- Data shown
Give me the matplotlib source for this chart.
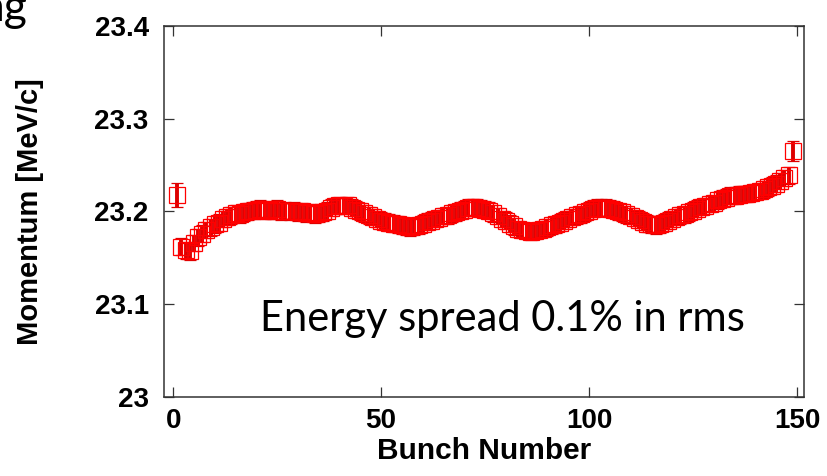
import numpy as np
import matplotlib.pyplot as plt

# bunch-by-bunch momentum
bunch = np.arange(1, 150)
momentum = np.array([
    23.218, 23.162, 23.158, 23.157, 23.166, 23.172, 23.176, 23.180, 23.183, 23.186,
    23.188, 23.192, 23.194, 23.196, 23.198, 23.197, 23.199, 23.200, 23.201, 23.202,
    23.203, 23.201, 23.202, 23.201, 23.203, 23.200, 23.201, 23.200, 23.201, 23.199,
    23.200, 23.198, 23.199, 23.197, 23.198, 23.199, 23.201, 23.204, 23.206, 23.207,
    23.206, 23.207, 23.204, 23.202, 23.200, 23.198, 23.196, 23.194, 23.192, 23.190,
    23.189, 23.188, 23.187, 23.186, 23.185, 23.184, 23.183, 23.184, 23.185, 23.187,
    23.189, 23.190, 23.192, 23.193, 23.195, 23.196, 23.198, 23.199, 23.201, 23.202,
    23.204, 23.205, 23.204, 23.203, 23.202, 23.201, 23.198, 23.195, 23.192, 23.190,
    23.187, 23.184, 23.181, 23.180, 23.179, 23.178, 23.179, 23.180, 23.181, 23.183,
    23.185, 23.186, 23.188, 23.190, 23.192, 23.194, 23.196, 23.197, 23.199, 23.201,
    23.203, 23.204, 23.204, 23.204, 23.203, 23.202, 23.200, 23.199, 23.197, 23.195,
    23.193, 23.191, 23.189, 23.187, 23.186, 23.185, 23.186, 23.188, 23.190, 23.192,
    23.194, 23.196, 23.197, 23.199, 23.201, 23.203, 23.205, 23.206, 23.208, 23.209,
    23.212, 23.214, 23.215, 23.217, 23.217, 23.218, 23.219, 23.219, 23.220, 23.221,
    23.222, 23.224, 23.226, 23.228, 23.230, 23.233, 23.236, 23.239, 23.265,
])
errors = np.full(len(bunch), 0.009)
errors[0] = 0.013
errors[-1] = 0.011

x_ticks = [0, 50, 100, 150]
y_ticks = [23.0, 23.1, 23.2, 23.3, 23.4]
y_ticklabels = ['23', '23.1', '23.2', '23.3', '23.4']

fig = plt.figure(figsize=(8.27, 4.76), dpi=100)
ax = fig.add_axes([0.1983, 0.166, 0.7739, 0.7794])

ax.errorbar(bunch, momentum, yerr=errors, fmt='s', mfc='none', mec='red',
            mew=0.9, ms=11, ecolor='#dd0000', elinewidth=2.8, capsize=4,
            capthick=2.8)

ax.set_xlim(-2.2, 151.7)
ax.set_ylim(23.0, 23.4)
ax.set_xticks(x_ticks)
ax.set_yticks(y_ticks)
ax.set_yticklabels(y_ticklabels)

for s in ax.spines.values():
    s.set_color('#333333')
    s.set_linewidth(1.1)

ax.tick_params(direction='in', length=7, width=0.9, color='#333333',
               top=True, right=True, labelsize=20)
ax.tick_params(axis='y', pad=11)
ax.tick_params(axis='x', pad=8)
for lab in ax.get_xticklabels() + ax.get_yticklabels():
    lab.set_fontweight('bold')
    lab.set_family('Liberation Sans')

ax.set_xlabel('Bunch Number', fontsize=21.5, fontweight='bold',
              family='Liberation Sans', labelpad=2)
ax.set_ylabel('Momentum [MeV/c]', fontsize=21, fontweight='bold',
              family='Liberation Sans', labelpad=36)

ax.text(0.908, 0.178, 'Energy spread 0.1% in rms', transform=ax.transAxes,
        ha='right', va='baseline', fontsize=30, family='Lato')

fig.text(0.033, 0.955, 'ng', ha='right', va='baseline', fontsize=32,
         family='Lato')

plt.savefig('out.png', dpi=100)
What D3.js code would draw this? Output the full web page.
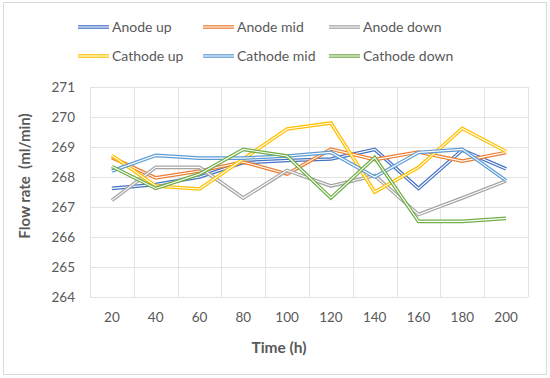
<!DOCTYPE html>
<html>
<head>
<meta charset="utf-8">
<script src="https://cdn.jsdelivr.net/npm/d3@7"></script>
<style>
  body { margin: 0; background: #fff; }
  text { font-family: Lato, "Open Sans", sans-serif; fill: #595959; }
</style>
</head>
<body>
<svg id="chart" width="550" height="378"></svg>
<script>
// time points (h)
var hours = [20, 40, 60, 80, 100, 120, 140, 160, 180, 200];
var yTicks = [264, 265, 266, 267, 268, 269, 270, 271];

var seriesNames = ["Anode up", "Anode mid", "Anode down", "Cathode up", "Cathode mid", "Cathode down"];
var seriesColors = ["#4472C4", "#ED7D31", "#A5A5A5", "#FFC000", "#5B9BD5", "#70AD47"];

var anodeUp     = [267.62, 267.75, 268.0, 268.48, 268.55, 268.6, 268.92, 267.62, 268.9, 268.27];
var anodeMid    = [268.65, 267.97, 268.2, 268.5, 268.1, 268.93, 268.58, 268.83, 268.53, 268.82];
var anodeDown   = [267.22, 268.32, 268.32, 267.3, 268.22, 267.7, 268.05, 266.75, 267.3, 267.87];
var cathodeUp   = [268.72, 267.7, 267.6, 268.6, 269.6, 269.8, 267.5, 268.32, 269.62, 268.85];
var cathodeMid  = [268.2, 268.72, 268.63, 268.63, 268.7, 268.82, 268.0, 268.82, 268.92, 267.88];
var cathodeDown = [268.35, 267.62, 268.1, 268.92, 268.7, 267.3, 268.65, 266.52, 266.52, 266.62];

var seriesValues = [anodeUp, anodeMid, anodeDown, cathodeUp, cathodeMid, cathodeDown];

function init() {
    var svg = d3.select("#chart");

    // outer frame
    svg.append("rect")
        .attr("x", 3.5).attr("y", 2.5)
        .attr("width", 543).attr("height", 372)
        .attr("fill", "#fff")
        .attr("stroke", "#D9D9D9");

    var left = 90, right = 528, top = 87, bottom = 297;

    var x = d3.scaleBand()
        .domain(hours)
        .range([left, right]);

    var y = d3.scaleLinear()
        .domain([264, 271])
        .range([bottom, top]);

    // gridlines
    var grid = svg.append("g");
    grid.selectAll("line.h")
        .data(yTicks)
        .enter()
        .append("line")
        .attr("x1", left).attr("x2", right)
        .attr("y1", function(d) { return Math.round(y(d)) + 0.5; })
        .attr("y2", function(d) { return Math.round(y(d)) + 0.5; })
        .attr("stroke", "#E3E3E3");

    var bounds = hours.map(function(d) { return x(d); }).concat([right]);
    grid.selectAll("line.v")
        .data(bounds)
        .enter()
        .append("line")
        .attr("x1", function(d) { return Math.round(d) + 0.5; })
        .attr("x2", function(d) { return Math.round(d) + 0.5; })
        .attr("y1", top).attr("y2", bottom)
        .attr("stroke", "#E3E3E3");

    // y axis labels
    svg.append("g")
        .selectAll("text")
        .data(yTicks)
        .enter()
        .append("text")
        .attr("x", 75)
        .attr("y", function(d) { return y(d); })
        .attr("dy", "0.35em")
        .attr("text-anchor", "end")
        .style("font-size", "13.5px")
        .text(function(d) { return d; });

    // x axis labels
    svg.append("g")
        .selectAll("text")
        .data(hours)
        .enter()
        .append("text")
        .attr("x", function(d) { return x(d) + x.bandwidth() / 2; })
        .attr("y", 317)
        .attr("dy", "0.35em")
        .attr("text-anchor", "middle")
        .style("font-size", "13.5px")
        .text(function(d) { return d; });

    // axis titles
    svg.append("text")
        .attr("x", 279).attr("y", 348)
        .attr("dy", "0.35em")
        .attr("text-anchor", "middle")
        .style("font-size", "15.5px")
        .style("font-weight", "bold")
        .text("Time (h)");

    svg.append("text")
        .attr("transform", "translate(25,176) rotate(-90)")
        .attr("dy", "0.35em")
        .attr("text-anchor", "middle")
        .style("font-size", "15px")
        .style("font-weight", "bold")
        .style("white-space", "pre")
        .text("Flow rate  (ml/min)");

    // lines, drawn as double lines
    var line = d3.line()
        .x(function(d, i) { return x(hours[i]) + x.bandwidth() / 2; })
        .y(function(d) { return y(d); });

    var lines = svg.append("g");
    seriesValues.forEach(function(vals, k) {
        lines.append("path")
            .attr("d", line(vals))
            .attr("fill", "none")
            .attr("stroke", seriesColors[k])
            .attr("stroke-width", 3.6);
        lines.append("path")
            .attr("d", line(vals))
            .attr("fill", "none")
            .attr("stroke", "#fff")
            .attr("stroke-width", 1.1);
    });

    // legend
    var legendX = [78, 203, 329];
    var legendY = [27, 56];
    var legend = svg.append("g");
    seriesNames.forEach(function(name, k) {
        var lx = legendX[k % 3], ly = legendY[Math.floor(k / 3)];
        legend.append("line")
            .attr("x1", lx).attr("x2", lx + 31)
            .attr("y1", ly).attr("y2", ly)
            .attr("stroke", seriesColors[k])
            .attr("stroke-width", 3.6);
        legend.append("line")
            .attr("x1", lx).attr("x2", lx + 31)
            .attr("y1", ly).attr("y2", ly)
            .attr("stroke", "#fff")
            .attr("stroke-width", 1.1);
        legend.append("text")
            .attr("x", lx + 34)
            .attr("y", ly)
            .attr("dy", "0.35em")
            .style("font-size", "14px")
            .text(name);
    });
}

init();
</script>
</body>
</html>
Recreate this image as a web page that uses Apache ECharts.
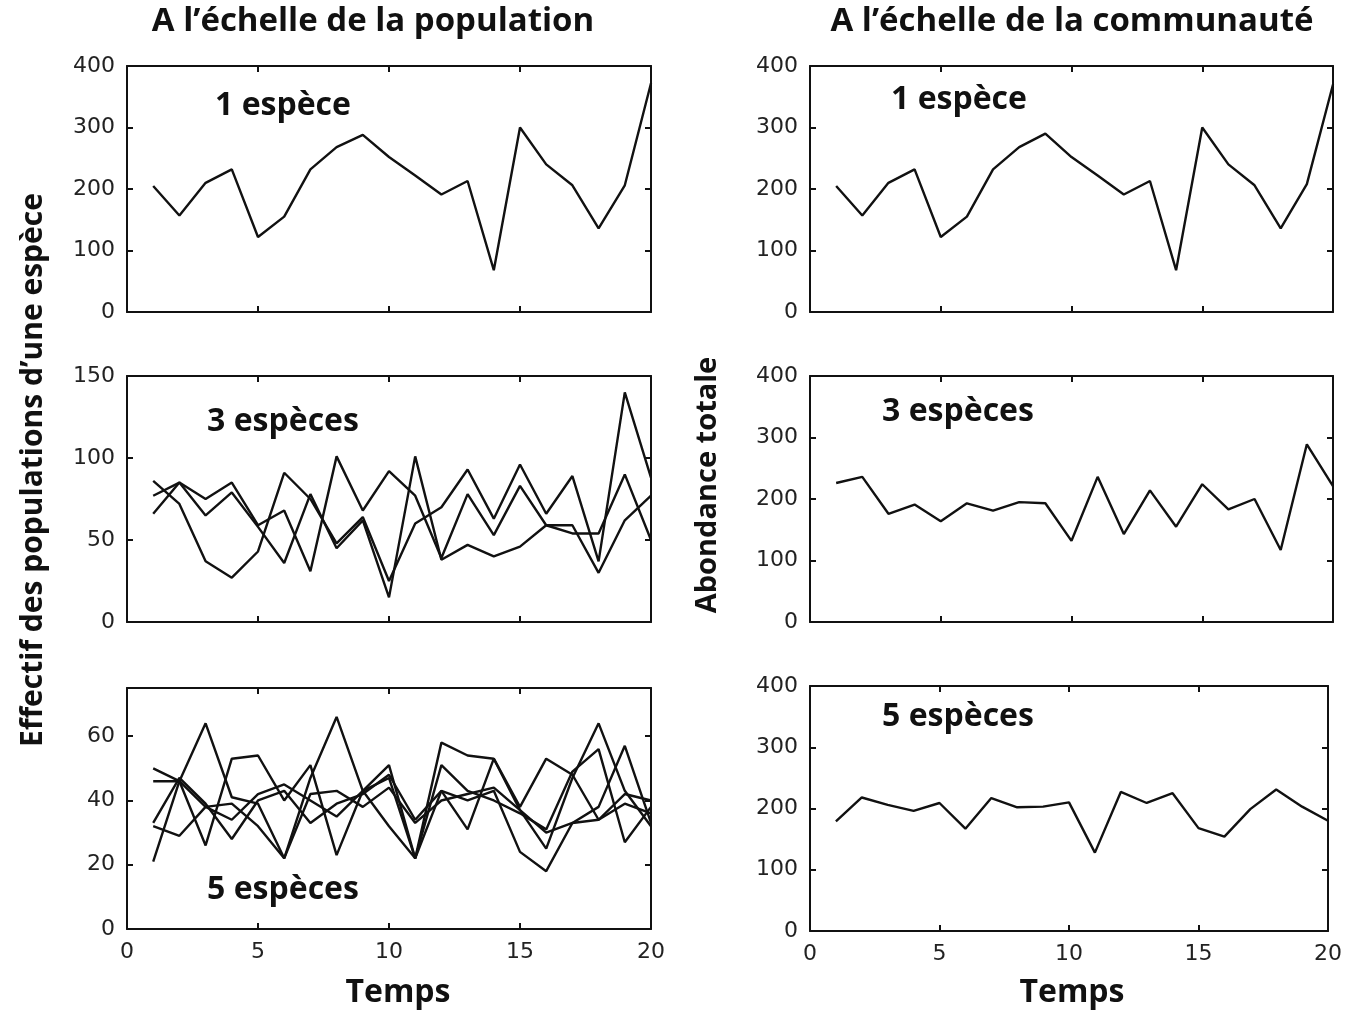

- To be done
From the line containing "What D3.js code" to the line containing "cathodeUp, cathodeMid, cathodeDown];", both lines included, give the text again exactly, without any pictures.

- Output
What D3.js code would draw this? Output the full web page.
<!DOCTYPE html>
<html>
<head>
<meta charset="utf-8">
<script src="https://cdn.jsdelivr.net/npm/d3@7"></script>
<style>
  body { margin: 0; background: #fff; }
  text { font-family: Lato, "Open Sans", sans-serif; fill: #595959; }
</style>
</head>
<body>
<svg id="chart" width="550" height="378"></svg>
<script>
// time points (h)
var hours = [20, 40, 60, 80, 100, 120, 140, 160, 180, 200];
var yTicks = [264, 265, 266, 267, 268, 269, 270, 271];

var seriesNames = ["Anode up", "Anode mid", "Anode down", "Cathode up", "Cathode mid", "Cathode down"];
var seriesColors = ["#4472C4", "#ED7D31", "#A5A5A5", "#FFC000", "#5B9BD5", "#70AD47"];

var anodeUp     = [267.62, 267.75, 268.0, 268.48, 268.55, 268.6, 268.92, 267.62, 268.9, 268.27];
var anodeMid    = [268.65, 267.97, 268.2, 268.5, 268.1, 268.93, 268.58, 268.83, 268.53, 268.82];
var anodeDown   = [267.22, 268.32, 268.32, 267.3, 268.22, 267.7, 268.05, 266.75, 267.3, 267.87];
var cathodeUp   = [268.72, 267.7, 267.6, 268.6, 269.6, 269.8, 267.5, 268.32, 269.62, 268.85];
var cathodeMid  = [268.2, 268.72, 268.63, 268.63, 268.7, 268.82, 268.0, 268.82, 268.92, 267.88];
var cathodeDown = [268.35, 267.62, 268.1, 268.92, 268.7, 267.3, 268.65, 266.52, 266.52, 266.62];

var seriesValues = [anodeUp, anodeMid, anodeDown, cathodeUp, cathodeMid, cathodeDown];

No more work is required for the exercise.